Severe storm coverage: Going Overboard?

We had a pretty nasty storm come through Nashville the other night, and one of the local stations really pissed me off. This happens to me quite frequently, now that I’m just a viewer. Here’s the scenario: I’m watching Big Brother on the CBS station (call me a nut, but it’s my favorite summer show). The entire focus of the program was the veto ceremony. That was the whole point of watching. At a few minutes before 9pm, just as Scott was opening his mouth to give his veto decision, the station cut to wall-to-wall coverage. Augh!

My boss in Huntsville was determined to own the severe weather niche in the market when I was there — at any cost. We had a big Doppler radar, a sat truck, multiple microwave capabilities, and a cast of thousands with which to work. Everybody worked severe weather. Everybody. And there was one inviolable rule: if there was a tornado warning anywhere in the market, we would interrupt programming and go wall-to-wall until it was cancelled. This resulted in another station elevating their coverage, and soon every weather event was a stand-off to see who would end their coverage first. We just HAD to be able to say WE were the weather kings.

And it occurs to me, now that I’m just a viewer, that we never once considered the program we were in, much less WHERE we were within that program. And it’s so easy to justify just dumping programming. After all, we’re saving lives, right? Well, only partially. We were much more interested in our “image” than anything involving the people at home.

Here in Nashville, the newspaper today published an article that gave readers the endings of all the shows that were interrupted. It was a great public service. There was also a letter to the editor that people throughout the industry need to see.

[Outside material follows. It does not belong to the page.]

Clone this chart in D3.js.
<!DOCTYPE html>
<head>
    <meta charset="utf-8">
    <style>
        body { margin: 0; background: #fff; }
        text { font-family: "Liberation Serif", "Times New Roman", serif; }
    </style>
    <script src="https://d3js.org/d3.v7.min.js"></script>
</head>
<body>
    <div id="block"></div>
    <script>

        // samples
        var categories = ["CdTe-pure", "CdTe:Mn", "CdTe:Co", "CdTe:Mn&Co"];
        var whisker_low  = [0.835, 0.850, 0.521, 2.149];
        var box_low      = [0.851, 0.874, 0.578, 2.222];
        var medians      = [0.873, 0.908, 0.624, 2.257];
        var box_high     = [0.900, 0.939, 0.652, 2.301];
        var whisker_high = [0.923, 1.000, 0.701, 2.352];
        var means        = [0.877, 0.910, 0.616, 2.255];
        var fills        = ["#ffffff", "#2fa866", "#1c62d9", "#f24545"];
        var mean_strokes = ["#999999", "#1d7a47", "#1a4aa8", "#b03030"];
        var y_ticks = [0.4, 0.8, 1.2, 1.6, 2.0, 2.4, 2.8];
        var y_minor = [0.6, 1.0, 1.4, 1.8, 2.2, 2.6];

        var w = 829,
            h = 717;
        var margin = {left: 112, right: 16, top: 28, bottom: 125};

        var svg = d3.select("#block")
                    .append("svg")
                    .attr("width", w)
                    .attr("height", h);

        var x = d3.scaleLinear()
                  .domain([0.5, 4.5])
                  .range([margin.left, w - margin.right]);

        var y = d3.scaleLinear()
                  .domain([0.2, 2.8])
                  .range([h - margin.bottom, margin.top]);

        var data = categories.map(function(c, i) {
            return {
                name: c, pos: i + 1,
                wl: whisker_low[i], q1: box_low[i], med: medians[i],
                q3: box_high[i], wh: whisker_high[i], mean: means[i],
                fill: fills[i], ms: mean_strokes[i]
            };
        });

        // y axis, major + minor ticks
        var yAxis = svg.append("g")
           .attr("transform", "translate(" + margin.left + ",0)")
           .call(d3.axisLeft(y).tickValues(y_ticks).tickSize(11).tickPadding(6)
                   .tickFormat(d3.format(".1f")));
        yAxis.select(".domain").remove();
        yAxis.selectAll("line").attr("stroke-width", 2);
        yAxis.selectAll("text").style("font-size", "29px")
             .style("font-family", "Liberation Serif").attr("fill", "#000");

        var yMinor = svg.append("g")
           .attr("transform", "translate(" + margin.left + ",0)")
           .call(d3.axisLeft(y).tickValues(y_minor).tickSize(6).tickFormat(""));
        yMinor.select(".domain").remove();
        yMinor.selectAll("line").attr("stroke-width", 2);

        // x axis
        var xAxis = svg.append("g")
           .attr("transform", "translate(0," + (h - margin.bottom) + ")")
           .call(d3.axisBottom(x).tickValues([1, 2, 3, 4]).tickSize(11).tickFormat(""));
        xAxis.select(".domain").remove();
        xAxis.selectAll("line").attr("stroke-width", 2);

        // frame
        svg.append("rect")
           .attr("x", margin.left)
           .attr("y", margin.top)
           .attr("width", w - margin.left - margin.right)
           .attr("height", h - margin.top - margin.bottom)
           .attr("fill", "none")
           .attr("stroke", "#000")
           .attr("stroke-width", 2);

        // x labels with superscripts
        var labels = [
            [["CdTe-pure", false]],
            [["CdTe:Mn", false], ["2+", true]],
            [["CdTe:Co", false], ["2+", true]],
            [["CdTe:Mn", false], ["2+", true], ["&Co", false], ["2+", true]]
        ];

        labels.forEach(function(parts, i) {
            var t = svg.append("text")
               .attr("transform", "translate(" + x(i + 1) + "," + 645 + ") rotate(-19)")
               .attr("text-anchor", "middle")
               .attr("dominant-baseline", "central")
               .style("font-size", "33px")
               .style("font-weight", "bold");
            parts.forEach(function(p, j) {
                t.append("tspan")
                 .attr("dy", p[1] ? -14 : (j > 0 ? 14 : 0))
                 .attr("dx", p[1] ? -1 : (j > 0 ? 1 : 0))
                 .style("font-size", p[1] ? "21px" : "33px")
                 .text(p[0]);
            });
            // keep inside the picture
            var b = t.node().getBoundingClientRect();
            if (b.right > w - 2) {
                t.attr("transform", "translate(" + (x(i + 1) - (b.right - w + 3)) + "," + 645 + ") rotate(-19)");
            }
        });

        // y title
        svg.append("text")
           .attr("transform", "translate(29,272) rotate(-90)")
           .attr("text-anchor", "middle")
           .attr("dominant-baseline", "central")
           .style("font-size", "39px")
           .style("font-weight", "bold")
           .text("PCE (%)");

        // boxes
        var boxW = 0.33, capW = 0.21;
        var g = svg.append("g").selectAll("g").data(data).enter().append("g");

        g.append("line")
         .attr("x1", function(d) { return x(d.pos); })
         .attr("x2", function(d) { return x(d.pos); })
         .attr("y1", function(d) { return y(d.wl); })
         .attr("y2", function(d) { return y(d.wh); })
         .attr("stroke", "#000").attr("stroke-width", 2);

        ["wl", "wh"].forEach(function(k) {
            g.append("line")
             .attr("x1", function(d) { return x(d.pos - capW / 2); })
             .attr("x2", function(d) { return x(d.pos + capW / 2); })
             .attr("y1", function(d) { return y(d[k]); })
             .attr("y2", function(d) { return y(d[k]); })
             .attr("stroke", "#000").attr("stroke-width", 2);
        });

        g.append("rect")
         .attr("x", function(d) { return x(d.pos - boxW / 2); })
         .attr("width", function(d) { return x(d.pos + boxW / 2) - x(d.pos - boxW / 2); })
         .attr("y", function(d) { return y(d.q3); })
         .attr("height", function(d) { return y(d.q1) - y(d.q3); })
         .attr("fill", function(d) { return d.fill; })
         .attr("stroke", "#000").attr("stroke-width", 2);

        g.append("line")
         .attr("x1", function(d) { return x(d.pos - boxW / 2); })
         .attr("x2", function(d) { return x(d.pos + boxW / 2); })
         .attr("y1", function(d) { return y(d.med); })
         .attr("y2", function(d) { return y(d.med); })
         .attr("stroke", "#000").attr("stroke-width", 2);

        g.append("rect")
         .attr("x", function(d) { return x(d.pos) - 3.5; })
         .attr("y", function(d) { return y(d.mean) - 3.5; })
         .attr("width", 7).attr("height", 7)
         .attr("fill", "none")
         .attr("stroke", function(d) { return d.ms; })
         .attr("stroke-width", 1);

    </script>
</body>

It’s called “Overzealous Weather Reports Are Irritating.” Here’s a portion:

After calling two stations and receiving a rude answer of “we are in a severe weather situation that is more important to our viewers,” I decided to retire to my computer and read online updates of my favorite shows that I missed.”
This statement says volumes about the new paradigm in communications, that the consumer of information is in charge. Mess with him or her at your own risk.

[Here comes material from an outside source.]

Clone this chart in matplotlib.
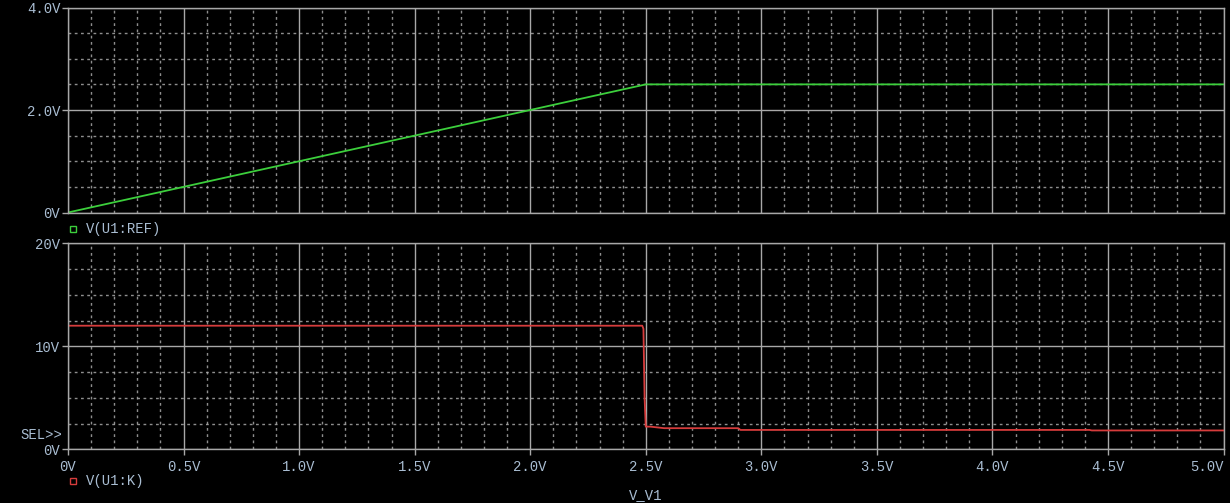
"""
PSpice DC sweep: V(U1:REF) and V(U1:K) vs V_V1
"""
import matplotlib
matplotlib.use("Agg")
import matplotlib.pyplot as plt
from matplotlib.ticker import MultipleLocator
from matplotlib.lines import Line2D

# ------------------------------------------------------------
# data
# ------------------------------------------------------------
sweep_ref = [0.0, 2.5, 5.0]
v_ref = [0.0, 2.5, 2.5]

sweep_k = [0.0, 2.485, 2.49, 2.495, 2.50, 2.52, 2.58, 2.90, 2.91, 4.42, 4.43, 5.0]
v_k = [12.0, 12.0, 11.7, 5.0, 2.2, 2.2, 2.05, 2.05, 1.88, 1.88, 1.83, 1.83]

x_ticks = [0.0, 0.5, 1.0, 1.5, 2.0, 2.5, 3.0, 3.5, 4.0, 4.5, 5.0]
x_labels = ["0V", "0.5V", "1.0V", "1.5V", "2.0V", "2.5V",
            "3.0V", "3.5V", "4.0V", "4.5V", "5.0V"]
ref_ticks = [0, 2, 4]
ref_labels = ["0V", "2.0V", "4.0V"]
k_ticks = [0, 10, 20]
k_labels = ["0V", "10V", "20V"]

# ------------------------------------------------------------
# style
# ------------------------------------------------------------
BG = "black"
GRID = "#a8a8a8"
TXT = "#a9bdd2"
GREEN = "#3ccf3c"
RED = "#d63c3c"
FONT = "Liberation Mono"
FS = 10

W, H = 1230, 503
fig = plt.figure(figsize=(W / 100, H / 100), dpi=100, facecolor=BG)


def box(x0, y0, x1, y1):
    # pixel box (top-left origin) -> figure fraction rect
    return [x0 / W, 1 - y1 / H, (x1 - x0) / W, (y1 - y0) / H]


ax1 = fig.add_axes(box(68, 7.5, 1223.5, 212.5))
ax2 = fig.add_axes(box(68, 243.3, 1223.5, 449.3))


def style(ax, ymax, yminor, yticks, ylabels, show_x):
    ax.set_facecolor(BG)
    ax.set_xlim(0, 5)
    ax.set_ylim(0, ymax)
    ax.xaxis.set_minor_locator(MultipleLocator(0.1))
    ax.yaxis.set_minor_locator(MultipleLocator(yminor))
    ax.set_xticks(x_ticks)
    ax.set_yticks(yticks)
    ax.set_yticklabels(ylabels, fontfamily=FONT, fontsize=FS, color=TXT)
    if show_x:
        labs = ax.set_xticklabels(x_labels, fontfamily=FONT, fontsize=FS,
                                  color=TXT)
        # PSpice pushes the last label inside the window
        labs[-1].set_horizontalalignment("right")
        ax.tick_params(axis="x", which="major", length=4.5, width=1,
                       color=GRID, pad=3)
    else:
        ax.set_xticklabels([])
        ax.tick_params(axis="x", which="major", length=0)
    ax.tick_params(axis="y", which="major", length=4.5, width=1,
                   color=GRID, pad=1)
    ax.tick_params(which="minor", length=0)
    ax.grid(which="major", color=GRID, lw=1, ls="-")
    ax.grid(which="minor", color=GRID, lw=1, ls=(0, (2, 2.5)), alpha=0.85)
    ax.set_axisbelow(True)
    for s in ax.spines.values():
        s.set_color(GRID)
        s.set_linewidth(1)


style(ax1, 4, 0.5, ref_ticks, ref_labels, False)
style(ax2, 20, 2.5, k_ticks, k_labels, True)

ax1.plot(sweep_ref, v_ref, color=GREEN, lw=1.3)
ax2.plot(sweep_k, v_k, color=RED, lw=1.3)


# legends below each plot
def legend(y, color, label):
    fig.add_artist(Line2D([73 / W], [1 - y / H], marker="s", ms=4.5,
                          mfc="none", mec=color, mew=1, ls="none",
                          transform=fig.transFigure))
    fig.text(86 / W, 1 - y / H, label, fontfamily=FONT, fontsize=FS,
             color=TXT, va="center", ha="left")


legend(229, GREEN, "V(U1:REF)")
legend(481, RED, "V(U1:K)")

fig.text(646 / W, 1 - 495 / H, "V_V1", fontfamily=FONT, fontsize=FS,
         color=TXT, va="center", ha="center")
fig.text(62 / W, 1 - 435 / H, "SEL>>", fontfamily=FONT, fontsize=FS,
         color=TXT, va="center", ha="right")

fig.savefig("out.png", dpi=100, facecolor=BG)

I went through an F‑5 tornado when I was only 10 years old. April 3, 1956. I’ll never forget it. The thing passed within a few miles of my house and completely destroyed a fairly sizeable suburb. It was late in the afternoon, and I watched the funnel approach. The only warnings we had back then were the cold war air raid sirens on the tops of schools. For years, people have been clamoring for early warnings, and in my lifetime, I’ve seen that happen. The problem is this: all tornadoes have circulation in the atmosphere, but not all circulation in the atmosphere is a tornado. All we can do is tell people there’s circulation, and the vast majority of warnings now say, “Radar indicates a possible tornado.” This is fine for warning people, but can we really allow the crying wolf syndrome to creep into this? We’re close.

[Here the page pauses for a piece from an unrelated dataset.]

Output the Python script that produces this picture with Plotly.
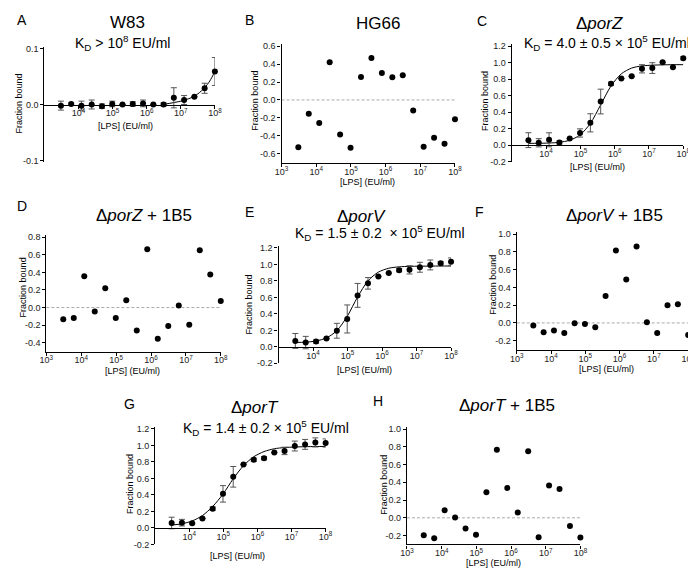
import plotly.graph_objects as go

W, H = 696, 568
FONT = "Arial, Liberation Sans, sans-serif"

# LPS concentrations (EU/ml), 2-fold dilution series
conc = [3052, 6104, 12207, 24414, 48828, 97656, 195313, 390625, 781250,
        1562500, 3125000, 6250000, 12500000, 25000000, 50000000, 100000000]

# A: W83
w83_y = [-0.002, 0.001, -0.002, 0.0, -0.003, 0.001, 0.0, 0.001, 0.002, 0.0,
         0.0, 0.012, 0.008, 0.014, 0.029, 0.059]
w83_err = [0.008, 0.002, 0.008, 0.008, 0.004, 0.005, 0.0, 0.004, 0.006, 0.0,
           0.003, 0.018, 0.008, 0.0, 0.009, 0.025]
w83_fit_x = [3.0e6, 1.0e7, 2.0e7, 3.16e7, 5.0e7, 7.08e7, 1.0e8]
w83_fit_y = [0.0, 0.006, 0.012, 0.019, 0.030, 0.042, 0.059]

# B: HG66
hg66_y = [-0.53, -0.155, -0.257, 0.42, -0.386, -0.533, 0.257, 0.47, 0.30,
          0.254, 0.276, -0.118, -0.522, -0.423, -0.489, -0.217]

# C: porZ
porz_y = [0.06, 0.028, 0.064, 0.032, 0.08, 0.147, 0.27, 0.528, 0.743, 0.807,
          0.834, 0.925, 0.934, 1.005, 0.945, 1.053]
porz_err = [0.09, 0.05, 0.085, 0.02, 0.0, 0.05, 0.11, 0.15, 0.02, 0.0, 0.0,
            0.05, 0.065, 0.0, 0.0, 0.02]
porz_fit_x = conc
porz_fit_y = [0.021, 0.022, 0.025, 0.034, 0.059, 0.123, 0.263, 0.488, 0.717,
              0.864, 0.934, 0.96, 0.969, 0.973, 0.975, 0.975]

# D: porZ + 1B5
porz1b5_y = [-0.134, -0.12, 0.357, -0.045, 0.22, -0.12, 0.082, -0.26, 0.663,
             -0.354, -0.209, 0.022, -0.197, 0.652, 0.376, 0.074]

# E: porV
porv_y = [0.072, 0.052, 0.064, 0.1, 0.195, 0.338, 0.624, 0.77, 0.854, 0.894,
          0.93, 0.934, 0.965, 0.993, 1.013, 1.033]
porv_err = [0.09, 0.075, 0.02, 0.0, 0.09, 0.17, 0.145, 0.07, 0.0, 0.0, 0.02,
            0.05, 0.06, 0.06, 0.02, 0.045]
porv_fit_x = conc
porv_fit_y = [0.053, 0.057, 0.071, 0.108, 0.196, 0.37, 0.605, 0.80, 0.906,
              0.953, 0.97, 0.976, 0.978, 0.979, 0.98, 0.98]

# F: porV + 1B5
porv1b5_y = [-0.03, -0.106, -0.084, -0.114, -0.004, -0.011, -0.048, 0.304,
             0.817, 0.491, 0.861, 0.007, -0.114, 0.2, 0.212, -0.136]

# G: porT
port_y = [0.06, 0.064, 0.056, 0.115, 0.234, 0.413, 0.62, 0.77, 0.826, 0.846,
          0.914, 0.934, 0.993, 1.013, 1.037, 1.03]
port_err = [0.07, 0.04, 0.01, 0.0, 0.02, 0.1, 0.125, 0.0, 0.02, 0.02, 0.0,
            0.045, 0.06, 0.06, 0.055, 0.05]
port_fit_x = conc
port_fit_y = [0.035, 0.05, 0.085, 0.15, 0.26, 0.41, 0.596, 0.755, 0.863,
              0.926, 0.96, 0.975, 0.981, 0.985, 0.987, 0.988]

# H: porT + 1B5
port1b5_y = [-0.198, -0.23, 0.084, 0.004, -0.121, -0.19, 0.289, 0.767, 0.337,
             0.059, 0.751, -0.22, 0.363, 0.326, -0.092, -0.223]

panels = [
    dict(letter="A", title="W83", sub="K<sub>D</sub> > 10<sup>8</sup> EU/ml",
         y=w83_y, err=w83_err, fx=w83_fit_x, fy=w83_fit_y,
         xd=(30, 204), yd=(36, 152), yr=[-0.102, 0.102], ticks=[-0.1, 0.0, 0.1],
         axis0=True, letter_xy=(7, 8), title_xy=(115, 11), sub_xy=(110, 32),
         ytitle_xy=(4, 93), xtitle_xy=(113, 116)),
    dict(letter="B", title="HG66", sub=None, y=hg66_y, err=None, fx=None, fy=None,
         xd=(272, 449), yd=(33, 153), yr=[-0.7, 0.62],
         ticks=[-0.6, -0.4, -0.2, 0.0, 0.2, 0.4, 0.6],
         axis0=False, letter_xy=(239, 8), title_xy=(370, 12), sub_xy=None,
         ytitle_xy=(245, 90), xtitle_xy=(360, 173)),
    dict(letter="C", title="Δ<i>porZ</i>", sub="K<sub>D</sub> = 4.0 ± 0.5 × 10<sup>5</sup> EU/ml",
         y=porz_y, err=porz_err, fx=porz_fit_x, fy=porz_fit_y,
         xd=(507, 682), yd=(33, 152), yr=[-0.2, 1.22],
         ticks=[-0.2, 0.0, 0.2, 0.4, 0.6, 0.8, 1.0, 1.2],
         axis0=True, letter_xy=(477, 9), title_xy=(596, 12), sub_xy=(604, 32),
         ytitle_xy=(479, 90), xtitle_xy=(594, 157)),
    dict(letter="D", title="Δ<i>porZ</i> + 1B5", sub=None, y=porz1b5_y, err=None, fx=None, fy=None,
         xd=(32, 210), yd=(227, 345), yr=[-0.5, 0.82],
         ticks=[-0.4, -0.2, 0.0, 0.2, 0.4, 0.6, 0.8],
         axis0=False, letter_xy=(7, 197), title_xy=(132, 207), sub_xy=None,
         ytitle_xy=(8, 280), xtitle_xy=(120, 365)),
    dict(letter="E", title="Δ<i>porV</i>", sub="K<sub>D</sub> = 1.5 ± 0.2  × 10<sup>5</sup> EU/ml",
         y=porv_y, err=porv_err, fx=porv_fit_x, fy=porv_fit_y,
         xd=(269, 445), yd=(238, 357), yr=[-0.2, 1.22],
         ticks=[-0.2, 0.0, 0.2, 0.4, 0.6, 0.8, 1.0, 1.2],
         axis0=True, letter_xy=(239, 203), title_xy=(354, 208), sub_xy=(372, 225),
         ytitle_xy=(239, 297), xtitle_xy=(357, 364)),
    dict(letter="F", title="Δ<i>porV</i> + 1B5", sub=None, y=porv1b5_y, err=None, fx=None, fy=None,
         xd=(512, 687), yd=(224, 343), yr=[-0.3, 1.02],
         ticks=[-0.2, 0.0, 0.2, 0.4, 0.6, 0.8, 1.0],
         axis0=False, letter_xy=(474, 203), title_xy=(612, 207), sub_xy=None,
         ytitle_xy=(487, 277), xtitle_xy=(604, 363)),
    dict(letter="G", title="Δ<i>porT</i>", sub="K<sub>D</sub> = 1.4 ± 0.2 × 10<sup>5</sup> EU/ml",
         y=port_y, err=port_err, fx=port_fit_x, fy=port_fit_y,
         xd=(143, 317), yd=(422, 541), yr=[-0.2, 1.22],
         ticks=[-0.2, 0.0, 0.2, 0.4, 0.6, 0.8, 1.0, 1.2],
         axis0=True, letter_xy=(117, 398), title_xy=(245, 402), sub_xy=(256, 423),
         ytitle_xy=(118, 480), xtitle_xy=(227, 553)),
    dict(letter="H", title="Δ<i>porT</i> + 1B5", sub=None, y=port1b5_y, err=None, fx=None, fy=None,
         xd=(400, 577), yd=(422, 541), yr=[-0.3, 1.02],
         ticks=[-0.2, 0.0, 0.2, 0.4, 0.6, 0.8, 1.0],
         axis0=False, letter_xy=(370, 395), title_xy=(502, 400), sub_xy=None,
         ytitle_xy=(377, 480), xtitle_xy=(488, 560)),
]


def fx(p):
    return p / W


def fy(p):
    return 1 - p / H


fig = go.Figure()
annotations = []
shapes = []
layout = {}
dec_vals = [1e3, 1e4, 1e5, 1e6, 1e7, 1e8]
dec_text = ["10<sup>%d</sup>" % k for k in range(3, 9)]

for i, p in enumerate(panels):
    n = i + 1
    xa = "x" if n == 1 else "x%d" % n
    ya = "y" if n == 1 else "y%d" % n
    xkey = "xaxis" if n == 1 else "xaxis%d" % n
    ykey = "yaxis" if n == 1 else "yaxis%d" % n

    if p["fx"] is not None:
        fig.add_trace(go.Scatter(x=p["fx"], y=p["fy"], mode="lines",
                                 line=dict(color="black", width=1, shape="spline", smoothing=0.8),
                                 xaxis=xa, yaxis=ya, showlegend=False, hoverinfo="skip"))
    err = None
    if p["err"] is not None:
        err = dict(type="data", array=p["err"], visible=True, color="#555555", thickness=1, width=3)
    fig.add_trace(go.Scatter(x=conc, y=p["y"], mode="markers", marker=dict(color="black", size=6),
                             error_y=err, xaxis=xa, yaxis=ya, showlegend=False, cliponaxis=False))

    y0, y1 = p["yd"]
    ydom = [fy(y1), fy(y0)]
    xdom = [fx(p["xd"][0]), fx(p["xd"][1])]
    if p["axis0"]:
        tv, tt = dec_vals[1:], dec_text[1:]
    else:
        tv, tt = dec_vals, dec_text
    xaxis = dict(domain=xdom, type="log", range=[3, 8], tickvals=tv, ticktext=tt,
                 showline=True, linecolor="black", linewidth=1.3, ticks="outside", ticklen=3,
                 tickwidth=1.2, tickcolor="black", showgrid=False, zeroline=False,
                 ticklabelstandoff=-3,
                 tickfont=dict(family=FONT, size=9, color="#222"), fixedrange=True)
    if p["axis0"]:
        frac0 = (0 - p["yr"][0]) / (p["yr"][1] - p["yr"][0])
        xaxis.update(anchor="free", position=ydom[0] + frac0 * (ydom[1] - ydom[0]))
    else:
        xaxis.update(anchor=ya)
    yaxis = dict(domain=ydom, range=p["yr"], anchor=xa, tickvals=p["ticks"],
                 ticktext=["%.1f" % t for t in p["ticks"]],
                 showline=True, linecolor="black", linewidth=1.3, ticks="outside", ticklen=3,
                 tickwidth=1.2, tickcolor="black", showgrid=False, zeroline=False,
                 tickfont=dict(family=FONT, size=9, color="#222"), fixedrange=True)
    layout[xkey] = xaxis
    layout[ykey] = yaxis

    if not p["axis0"]:
        shapes.append(dict(type="line", xref="%s domain" % xa, yref=ya, x0=0, x1=1, y0=0, y1=0,
                           line=dict(color="#aaaaaa", width=1, dash="3px,2px"), layer="below"))

    def ann(text, xy, size, angle=0):
        annotations.append(dict(text=text, x=fx(xy[0]), y=fy(xy[1]), xref="paper", yref="paper",
                                xanchor="center", yanchor="middle", showarrow=False,
                                textangle=angle, font=dict(family=FONT, size=size, color="black")))

    ann(p["letter"], p["letter_xy"], 14)
    ann(p["title"], p["title_xy"], 17)
    if p["sub"]:
        ann(p["sub"], p["sub_xy"], 14)
    ann("Fraction bound", p["ytitle_xy"], 9, -90)
    ann("[LPS] (EU/ml)", p["xtitle_xy"], 9)

fig.update_layout(width=W, height=H, autosize=False, margin=dict(l=0, r=0, t=0, b=0),
                  paper_bgcolor="white", plot_bgcolor="white",
                  annotations=annotations, shapes=shapes, **layout)
fig.write_html("out.html")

But, Terry, we’d get sued if we could’ve warned somebody but didn’t.

And while I’m at it, here’s another question for stations and their meteorologists. We spend a lot of time and resources educating people in the community. When do we give them a chance to use what they’ve learned and stop spoon-feeding them?

In the end, the coverage the other night was probably justified. We had 70–100 mph winds come through, and it was exciting. Still, they could’ve waited until Scott said what he was going to do with the veto.


  1. The crying wolf syndrome is way beyond “close.” Eight years ago, my grandmother fell victim to an overzealous meteorologist in our area. Any time there was severe weather in the market, he would do wall-to-wall coverage and get extremely overexcited. “Take cover! Turn the volume up righ there on Channel ** and head for your place of safety!” Well, sometimes the severe weather was forty miles from her. After the day she called me from the closet in a panic (at age 74, with diminished mental capacity) I went to her house and promptly deleted his channel from her cable. In the years since she’s passed on, I’ve told that story in our town many times, and no one has ever questioned the wisdom of that decision, nor has anyone thought I overreacted. “I won’t worry unless my ears pop — if you listen to the jackasses on TV, you’d panic every time there’s a little wind.”

  2. Terry:

    Shorter Terry Heaton:

    OK, it was 100 mph wind, but I sure do hate to miss my favorite show”

    You undermined your entire point.

    Big Brother kills time. Severe weather kills.

    Your point about marketing over common sense is justified, but would you like to be the one to choose when to warn the public and when not to?

  3. I appreciate the comment, Dave, but I want both the warning and to watch my program. I’m not alone, and a TV station’s inability to give me both is one of its shortcomings and why I keep hammering home multimedia solutions. I think that’s the point.